--- Exercise objective ---
Filter the data below for the string "with" and copy each matching line.

--- Source data ---
-=-=-=-=-

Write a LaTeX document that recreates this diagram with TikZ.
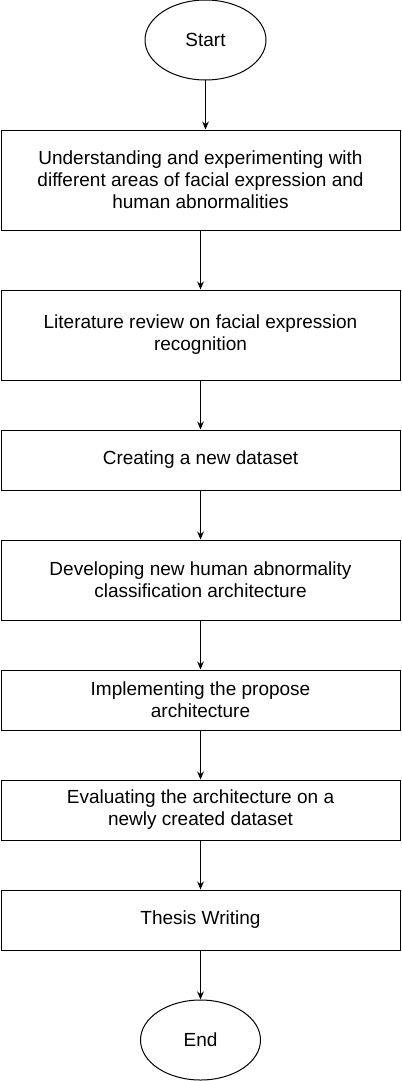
\documentclass[tikz,border=0pt]{standalone}
\usepackage{fontspec}
\setmainfont{Liberation Sans}
\usetikzlibrary{shapes.geometric,arrows.meta}
\begin{document}
\begin{tikzpicture}[x=0.75pt,y=-0.75pt,
  every node/.style={font=\fontsize{14.25pt}{16.6pt}\selectfont, inner sep=0pt, align=center},
  stepbox/.style={draw, line width=0.75pt, rectangle, minimum width=399*0.75pt},
  term/.style={draw, line width=0.75pt, ellipse, minimum width=121*0.75pt, minimum height=80*0.75pt},
  conn/.style={line width=0.75pt, -{Stealth[length=6pt,width=5pt]}}]
\useasboundingbox (0,0) rectangle (401,1081);
\node[term] (s) at (205.5,40) {Start};
\node[stepbox, minimum height=100*0.75pt] (b1) at (200.5,180) {Understanding and experimenting with\\different areas of facial expression and\\human abnormalities};
\node[stepbox, minimum height=90*0.75pt] (b2) at (200.5,335) {Literature review on facial expression\\recognition};
\node[stepbox, minimum height=60*0.75pt] (b3) at (200.5,460) {Creating a new dataset};
\node[stepbox, minimum height=80*0.75pt] (b4) at (200.5,580) {Developing new human abnormality\\classification architecture};
\node[stepbox, minimum height=60*0.75pt] (b5) at (200.5,700) {Implementing the propose\\architecture};
\node[stepbox, minimum height=60*0.75pt] (b6) at (200.5,810) {Evaluating the architecture on a\\newly created dataset};
\node[stepbox, minimum height=60*0.75pt] (b7) at (200.5,920) {Thesis Writing};
\node[term, minimum width=120*0.75pt] (e) at (200.5,1040) {End};
\draw[conn] (s.south) -- (s.south |- b1.north);
\draw[conn] (b1.south) -- (b2.north);
\draw[conn] (b2.south) -- (b3.north);
\draw[conn] (b3.south) -- (b4.north);
\draw[conn] (b4.south) -- (b5.north);
\draw[conn] (b5.south) -- (b6.north);
\draw[conn] (b6.south) -- (b7.north);
\draw[conn] (b7.south) -- (e.north);
\end{tikzpicture}
\end{document}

-=-=-=-=-

--- Answer to this task ---
Write a LaTeX document that recreates this diagram with TikZ.
\node[stepbox, minimum height=100*0.75pt] (b1) at (200.5,180) {Understanding and experimenting with\\different areas of facial expression and\\human abnormalities};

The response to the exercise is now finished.